H.H. "Hop" Dickenson Receives BIF Pioneer Award
The Beef Improvement Federation (BIF) honored H.H. "Hop" Dickenson with the Pioneer Award at the the organizations 34th annual convention July 12, 2002, in Omaha, Neb. The award recognizes individuals who have made significant and lasting contributions to the genetic improvement of beef cattle.
Dickenson served 23 years (1974-1997) as executive vice president and secretary of the American Hereford Association (AHA). He first joined the AHA in 1960 and served as the southeast representative of the American Hereford Journal. His tenure at AHA has included several positions, including area representative of AHA (1963-1968), general manager of the American Hereford Journal (1968-1970), director of marketing development and general manager of the American Hereford Journal (1970-1974).
Prior to joining AHA, Hop served as an Extension specialist with Virginia Tech Universitys animal husbandry department from 1959 to 1962; in the U.S. Army from 1957 to 1958; as secretary of the North Carolina Hereford Association in 1956 and as a fieldman for the Virginia Hereford Association in 1955. Dickenson was born in Lebanon, Va., and earned a bachelors degree in animal science from Virgina Tech in 1955.

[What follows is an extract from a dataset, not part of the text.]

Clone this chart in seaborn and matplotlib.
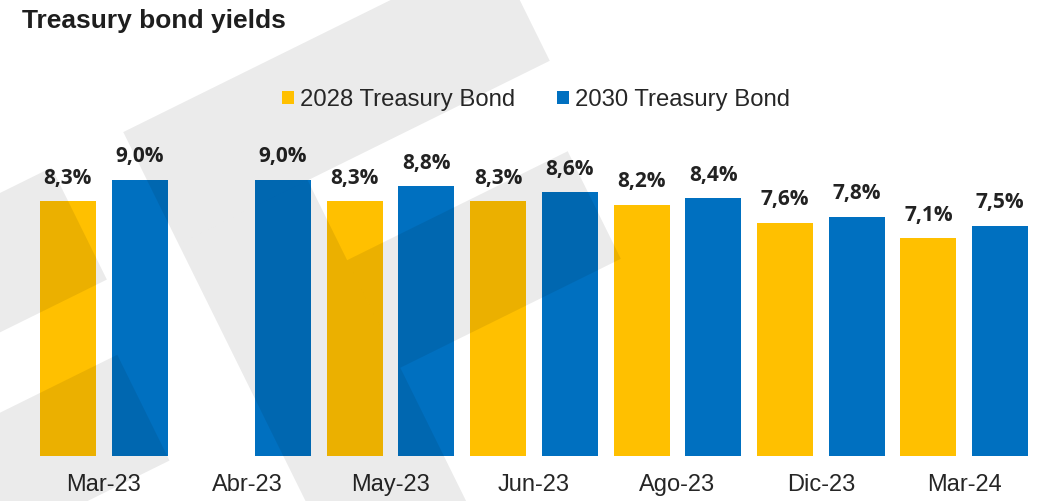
import numpy as np
import pandas as pd
import matplotlib
matplotlib.use("Agg")
import matplotlib.pyplot as plt
from matplotlib.patches import Patch, Polygon
import seaborn as sns

# Chart data
months = ["Mar-23", "Abr-23", "May-23", "Jun-23", "Ago-23", "Dic-23", "Mar-24"]
series_names = ["2028 Treasury Bond", "2030 Treasury Bond"]
bond_2028 = [8.3, np.nan, 8.3, 8.3, 8.2, 7.6, 7.1]
bond_2030 = [9.0, 9.0, 8.8, 8.6, 8.4, 7.8, 7.5]
title_text = "Treasury bond yields"

colors = ["#FFC000", "#0070C0"]
text_dark = "#262626"

df = pd.DataFrame({
    "month": months * 2,
    "series": [series_names[0]] * len(months) + [series_names[1]] * len(months),
    "value": bond_2028 + bond_2030,
})

sns.set_theme(style="white")
plt.rcParams["font.family"] = ["Liberation Sans", "DejaVu Sans"]

W, H = 1040, 501
fig = plt.figure(figsize=(W / 100, H / 100), dpi=100)
fig.patch.set_facecolor("white")

# plot area in pixel terms: baseline at 456 px, top at 130 px
ax = fig.add_axes([32 / W, 1 - 456 / H, (1036 - 32) / W, (456 - 130) / H])
sns.barplot(
    data=df, x="month", y="value", hue="series",
    order=months, hue_order=series_names, palette=colors,
    width=1.0, gap=0.22, dodge=True, saturation=1,
    errorbar=None, linewidth=0, legend=False, ax=ax,
)
ax.set_xlim(-0.5, len(months) - 0.5)
ax.set_ylim(0, 326 / 30.67)
ax.set_facecolor("none")

for cont in ax.containers:
    vals = cont.datavalues
    labels = ["" if np.isnan(v) else f"{v:.1f}%".replace(".", ",") for v in vals]
    ax.bar_label(cont, labels=labels, padding=9, fontfamily="Open Sans",
                 fontweight="bold", fontsize=15, color="#222222")

ax.set_xlabel("")
ax.set_ylabel("")
ax.set_yticks([])
ax.tick_params(axis="x", length=0, pad=13, labelsize=17, labelcolor=text_dark)
sns.despine(ax=ax, left=True, bottom=True)

# legend
handles = [Patch(facecolor=c, edgecolor="none") for c in colors]
fig.legend(handles, series_names, loc="center", bbox_to_anchor=(536 / W, 1 - 100 / H),
           ncol=2, frameon=False, fontsize=17.2, handlelength=0.5, handleheight=0.5,
           handletextpad=0.25, columnspacing=1.72, borderpad=0, borderaxespad=0,
           labelcolor=text_dark)

# title
fig.text(22 / W, 1 - 28 / H, title_text, fontsize=19, fontweight="bold",
         color="#1e1e1e", ha="left", va="baseline")

# faint rotated logo watermark, built from bands in a tilted frame
theta = np.arctan(0.494)
cs, sn = np.cos(theta), np.sin(theta)
bands = [
    (52, 466, 173, 298),
    (196, 442, 387, 507),
    (52, 196, 298, 900),
    (-400, -28, 173, 298),
    (-400, -52, 370, 488),
]
for u0, u1, v0, v1 in bands:
    pts = [(u0, v0), (u1, v0), (u1, v1), (u0, v1)]
    xy = [((u * cs + v * sn) / W, 1 - (-u * sn + v * cs) / H) for u, v in pts]
    fig.patches.append(Polygon(xy, closed=True, transform=fig.transFigure,
                               facecolor="black", alpha=0.08, edgecolor="none", zorder=1))

fig.savefig("out.png", dpi=100)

Dickenson has served the beef industry in many capacities including: president, U.S. Beef Breeds Council; president, National Society of Livestock Record Associations; director , National Agriculture Hall of Fame; director, American Royal Livestock Show; director, Kansas City Agribusiness Council; director, National Livestock and Meat Board; member U.S. Agriculture Technical Advisory Committee; member, National Western Stock Show; and advisor, World Hereford Council.
Throughout his career, Dickenson demonstrated unusual vision and leadership in implementing, conducting and educating customers on use of beef cattle genetic improvement programs. He played a significant role in initiating the Culpeper Bull Testing program while serving as an Extension specialist at Virginia Tech. Many significant program changes and improvements were made in AHAs Total Performance Recording Program while Dickenson was at the helm. Under his leadership, TPR grew to become the focal point and basis of genetic improvement in the Hereford breed.
He was a strong supporter of BIF, attending, speaking and actively participating in many annual meetings and workshops. At the 1983 annual meeting he said, "I think Sire Evaluation is the most important development in the history of the beef cattle industry." Shortly after the first Genetic Prediction Workshop at Winrock International, in December 1983, AHA was one of the first organizations to shift to the use of reduced animal model methodology, a step that significantly increased accuracy of genetic prediction and effectiveness of selection in breed improvement programs.